How might one go about theorizing human/technology relations when the very body through/with which we argue, calls for itself to be viewed as separate? I suggest (as I've held onto this entire class) that the idea of the mundane, in fact, helps out here (regardless of Bay/Rickert's mentioning that the mundanization of technology implies a privileged human agency). As I argued in last week's podcast, viewing the body as a mundane technology itself, dwelling in ambient relation-hood with both its environs and other ambient bodies, allows for us to cultivate a less dominant/voluntarist view of technology and more so a view of technology as (ambient)bodily-ingrained. Such a view positions the human body, technology and the surround environment as an assemblage or a horizon.

But I'm left with questions: how might we move toward such a (re)conception? And without playing into a historiography of technology that privileges invention/innovation (what Edgerton calls "futurological history" (singular))? Where do we(and technology) go from here?

Great job. Production quality was of the highest. Thanks!

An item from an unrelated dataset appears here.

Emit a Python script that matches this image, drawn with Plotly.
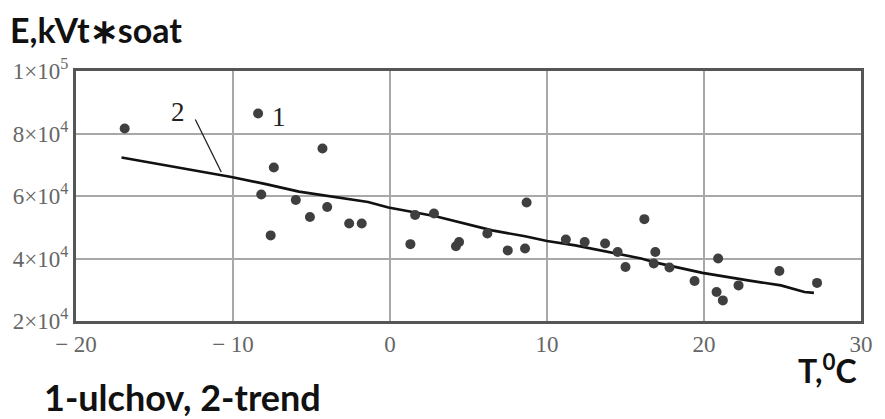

What's more persuasive than a dinosaur?

I think you're absolutely

I think you're absolutely right when you say that technology is something that we cannot overcome; we cannot become, as Descartes would say, the "masters and possessors of nature," nature here being understood as that sort of standing reserve from which the materials for our tools are drawn, and something also not unlike Kelley's conception of the technium. I think this is principally because, as Heidegger points out, our being (dasein) is essentially, radically, inextricably "being-IN-the-world," we cannot exist outside of it, and since the world is that from which all of our tools are made/drawn as well as being the sphere of their influence, every interaction with that world, even in its rawest state, is inherently technological. This is what Bay and Rickert are pointing to when the cite Heidegger in their article, saying: "everywhere, we remain unfree and chained to technology" (216).

When you say that we also cannot adapt to technology, is this because, in Heideggerian terms, we are already, on an intuitive...sort of...pre-conscious level, already naturally adapted to technology in the natural act of performing work?

SeNrAbWiSe's picture

On Adaptability...

Jonathan,

Thanks for the constructive criticism/questions. I like how your question ties in with the Kyle's above. I think I've read somewhere (it may have been in this week's readings or elsewhere), that technology --be it a computer, a pen, a cell phone, etc --is an extension of the body. In a way, then, I see adapting to technology as arbitrary because a) technology has already adapted to us, and b) on a deeply theoretical level technology is an extension of the human being. Furthermore, yes, my argument is that trying to adapt to technology doesn't quite get at what Bay and Rickert discuss via Heidegger: dwelling. Rather than "adapting to" technology, we ought to think of technology in existential terms. How can we be with technology? This move is one I think is unique to their piece, where adaptability seems to be a basic tenet of some of our other readings this week. Good question!

-Josh-

Kylesaurus-Rex's picture

Great, Jon. Also, Cf. Kevin

Great, Jon. Also, Cf. Kevin Kelly's "technium." Right? I mean, taken in terms of a principle, its one that says we've ALWAYS been being-IN-the world. For there is no out (or in any case, in) there. These internal/external distinctions are made irrelevant.

Awesome stuff.

What's more persuasive than a dinosaur?